Il tombe sous le sens qu'une telle pêche requiert de ses pratiquants une attention soutenue, une grande rapidité de coup d'œil et une parfaite sûreté de réflexes. On peut d'ailleurs simplifier le travail du défouissage en utilisant une petite charrue ou un soc à deux manches — engin spécial employé dans quelques estuaires de France. Mais, s'il économise de la dépense musculaire, ce système empêche l'exploitation totale d'un coin vraiment productif. Or, quand l'équille se met à « donner », elle le fait généreusement. Il n'est pas rare qu'on parvienne à faire toute sa pêche dans un simple carré de quelques mètres de côté : on sort ainsi fréquemment une demi-douzaine d'équilles à chaque pelletée, et ces « montées » ne cessent parfois de se renouveler durant les deux heures du bas flot. À l'équille, comme au bouquet, il vaut mieux travailler un bon coin jusqu'à épuisement, plutôt que de s'amuser à battre les grèves à l'aveuglette, ici et là.

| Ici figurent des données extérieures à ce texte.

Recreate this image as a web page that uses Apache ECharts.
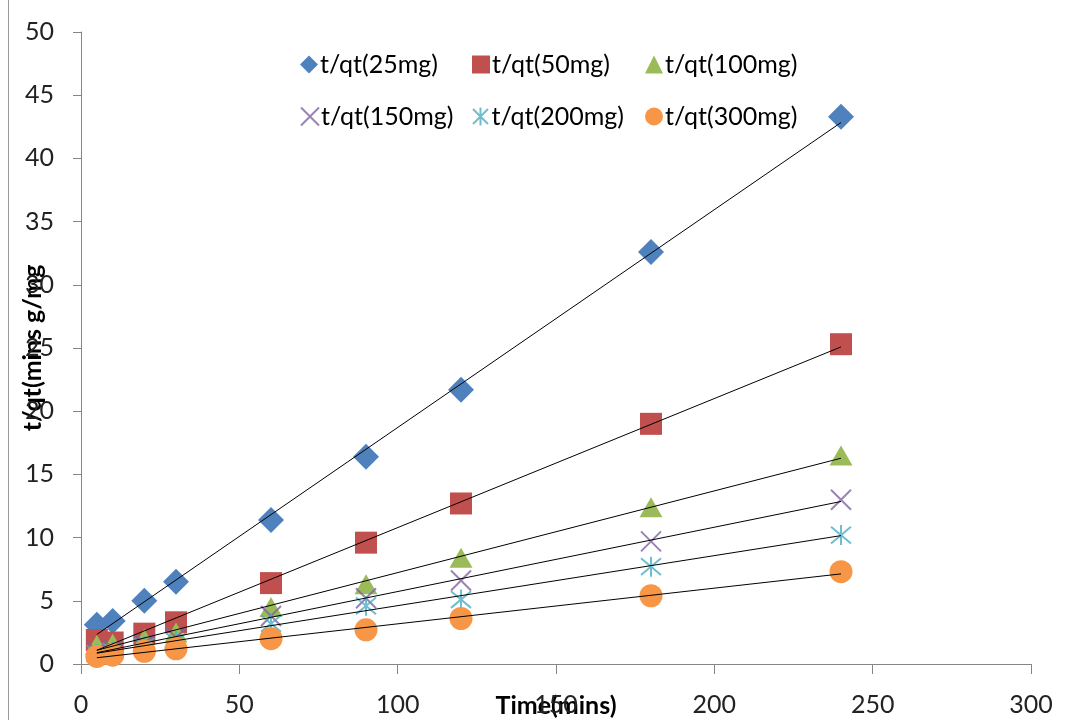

À certaines dates bien connues, notamment à la Saint-Denis, l'équille pullule de telle manière qu'on la pêche « d'assis ». Les Normands du Calvados l'affirment et, une fois au moins dans ma vie, j'ai pu voir, en fin de marée, des pêcheurs prendre des équilles par la queue, en les tirant tout simplement, à la main, du trou où elles nichaient, tout à fait knocked-out après deux heures de chasse dans des sables remués. Il est de fait que, dans certains estuaires connus pour être riches en équilles, les pelleteurs sont si nombreux que cela grouille autant dessus que dessous. Rien de surprenant à ce qu'un tel pourchas, dans des sables qui vont en s'asséchant, finisse par paralyser les ammodytes traqués.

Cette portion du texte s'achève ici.